# redneck cattle gate



## frodo (Mar 26, 2015)

very interesting design,,,

[ame="https://www.youtube.com/watch?v=mipJzKUBJQY"]https://www.youtube.com/watch?v=mipJzKUBJQY[/ame]


----------



## Chris (Mar 26, 2015)

I should do that instead of an electric gate on my property.


----------



## JoeD (Mar 27, 2015)

I have heard the just the slats are enough to keep the cattle in. Some times they just paint the lines and works.


----------



## Sparky617 (Mar 27, 2015)

Cool design, but doesn't the grate keep the cattle from crossing?  Their hooves would go through the openings so they won't walk on them.


----------



## nealtw (Mar 27, 2015)

Sparky617 said:


> Cool design, but doesn't the grate keep the cattle from crossing?  Their hooves would go through the openings so they won't walk on them.



That's the beauty of it, it dosn't do anything but amuse the builder and the rest of us.


----------



## slownsteady (Mar 27, 2015)

I wonder how a truckload of hay bales will fit thru that......


----------



## Sparky617 (Mar 27, 2015)

slownsteady said:


> I wonder how a truckload of hay bales will fit thru that......




Not well.


----------



## Drywallinfo (Mar 30, 2015)

I would not call that a redneck cattle gate. I would title it an Archimedian Cattle Gate.  Very ingenious use of lever arms!

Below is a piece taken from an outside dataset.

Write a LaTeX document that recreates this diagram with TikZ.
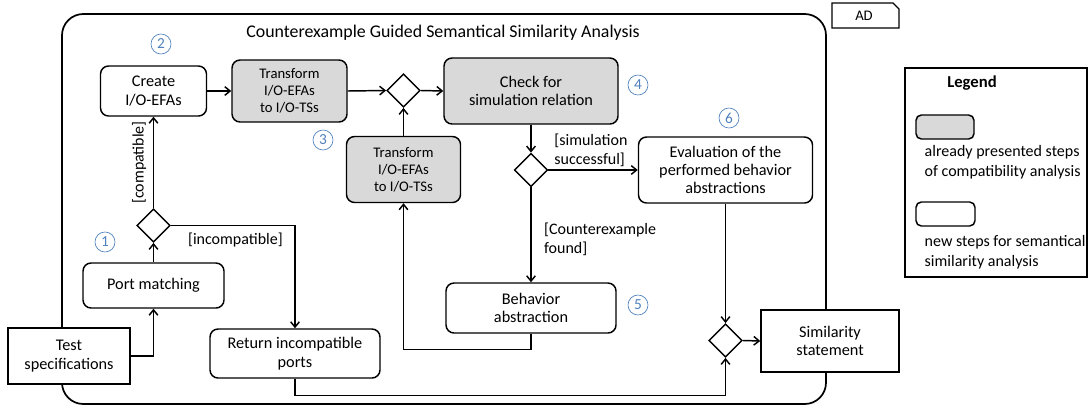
\documentclass[tikz,border=0pt]{standalone}
\usepackage{fontspec}
\setmainfont{Carlito}
\usepackage{tikz}
\usetikzlibrary{shapes.geometric, arrows.meta}

\definecolor{stepgray}{HTML}{D9D9D9}
\definecolor{numblue}{HTML}{4F81BD}

\tikzset{
    stepnode/.style={draw, rounded corners=6pt, fill=white, align=center, inner sep=0pt, line width=1.1pt,
        font=\fontsize{12.2}{13.8}\selectfont},
    oldstep/.style={stepnode, fill=stepgray, font=\fontsize{11}{12.8}\selectfont},
    objnode/.style={draw, fill=white, align=center, inner sep=0pt, line width=1.1pt,
        font=\fontsize{12.2}{13.8}\selectfont},
    decision/.style={diamond, draw, fill=white, aspect=1, inner sep=0pt, minimum size=25pt, line width=1.1pt},
    numcirc/.style={circle, draw=numblue, text=numblue, line width=0.5pt, minimum size=15pt, inner sep=0pt,
        font=\fontsize{11.5}{12}\selectfont},
    arr/.style={-{Straight Barb[length=4pt, width=6.5pt]}, line width=1.1pt},
    guard/.style={font=\fontsize{12}{14.2}\selectfont, align=left}
}

\begin{document}
\begin{tikzpicture}[x=0.75pt, y=-0.75pt]
    \useasboundingbox (0,0) rectangle (1089,411);

    % activity frame
    \draw[line width=1.3pt, rounded corners=16pt] (62,14) rectangle (826,404);
    \node[font=\fontsize{13.4}{15}\selectfont] (title) at (443,33) {Counterexample Guided Semantical Similarity Analysis};
    \draw[line width=0.9pt, fill=white] (832,3) -- (893,3) -- (899,9) -- (899,28) -- (832,28) -- cycle;
    \node[font=\fontsize{11}{12}\selectfont] (ad) at (864,15.5) {AD};

    % steps
    \node[objnode, minimum width=91.5pt, minimum height=42pt] (spec) at (69,356) {Test\\specifications};
    \node[stepnode, minimum width=105.75pt, minimum height=33.75pt] (port) at (153.5,285.5) {Port matching};
    \node[decision] (dcomp) at (153.5,225.5) {};
    \node[stepnode, minimum width=79.5pt, minimum height=37.5pt] (create) at (153.5,91) {Create\\I/O-EFAs};
    \node[oldstep, minimum width=86.25pt, minimum height=46.5pt] (trans1) at (289.5,91) {Transform\\I/O-EFAs\\to I/O-TSs};
    \node[decision] (merge) at (403.5,90.5) {};
    \node[oldstep, minimum width=85.5pt, minimum height=49.5pt] (trans2) at (403.5,169.5) {Transform\\I/O-EFAs\\to I/O-TSs};
    \node[oldstep, minimum width=130.5pt, minimum height=49.5pt, font=\fontsize{12.2}{13.8}\selectfont] (check) at (531,91) {Check for\\simulation relation};
    \node[decision] (dsim) at (531,170) {};
    \node[stepnode, minimum width=130.5pt, minimum height=49.5pt] (eval) at (725.5,170) {Evaluation of the\\performed behavior\\abstractions};
    \node[stepnode, minimum width=127.5pt, minimum height=37.5pt] (behav) at (531,308) {Behavior\\abstraction};
    \node[stepnode, minimum width=127.5pt, minimum height=36.75pt] (ret) at (295,353.5) {Return incompatible\\ports};
    \node[decision] (djoin) at (725.5,340.5) {};
    \node[objnode, minimum width=103.5pt, minimum height=46.5pt] (sim) at (830,341) {Similarity\\statement};

    % step numbers
    \node[numcirc] (n1) at (105,242) {1};
    \node[numcirc] (n2) at (161,44) {2};
    \node[numcirc] (n3) at (323,140) {3};
    \node[numcirc] (n4) at (638,85) {4};
    \node[numcirc] (n5) at (638,305) {5};
    \node[numcirc] (n6) at (729,118) {6};

    % flows
    \draw[arr] (spec.east) -| (port.south);
    \draw[arr] (port.north) -- (dcomp.south);
    \draw[arr] (dcomp.north) -- node[guard, rotate=90, anchor=south, inner sep=5pt] {[compatible]} (create.south);
    \draw[arr] (dcomp.east) -| node[guard, pos=0.26, below, inner sep=5pt] {[incompatible]} (ret.north);
    \draw[arr] (create.east) -- (trans1.west);
    \draw[arr] (trans1.east) -- (merge.west);
    \draw[arr] (trans2.north) -- (merge.south);
    \draw[arr] (merge.east) -- (check.west);
    \draw[arr] (check.south) -- (dsim.north);
    \draw[arr] (dsim.east) -- node[guard, pos=0, anchor=south west, xshift=2pt, inner sep=2pt] {[simulation\\successful]} (eval.west);
    \draw[arr] (dsim.south) -- node[guard, pos=0.55, anchor=west, xshift=6pt] {[Counterexample\\found]} (behav.north);
    \draw[arr] (behav.south) -- ++(0,16) -| (trans2.south);
    \draw[arr] (eval.south) -- (djoin.north);
    \draw[arr] (ret.south) -- ++(0,16.5) -| (djoin.south);
    \draw[arr] (djoin.east) -- (sim.west);

    % legend
    \draw[line width=1.3pt] (905,68) rectangle (1087,277);
    \node[font=\bfseries\fontsize{12.5}{14}\selectfont] (leg) at (972,83) {Legend};
    \draw[line width=1.1pt, rounded corners=4pt, fill=stepgray] (916,115) rectangle (974,139);
    \node[guard, anchor=west, font=\fontsize{12}{15}\selectfont] (legold) at (920,162) {already presented steps\\of compatibility analysis};
    \draw[line width=1.1pt, rounded corners=4pt, fill=white] (916,202) rectangle (975,226);
    \node[guard, anchor=west, font=\fontsize{12}{15}\selectfont] (legnew) at (920,252) {new steps for semantical\\similarity analysis};
\end{tikzpicture}
\end{document}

After all, Archimedes said he could move the world with a long enough lever arm. 

A true redneck cattle gate is one that is opened by the force of your beat up pickup trucks bumper and then closed, as shown at http://www.joe-ks.com/archives_jun2012/CowGate.jpg


----------



## slownsteady (Mar 30, 2015)

link didn't work for me


----------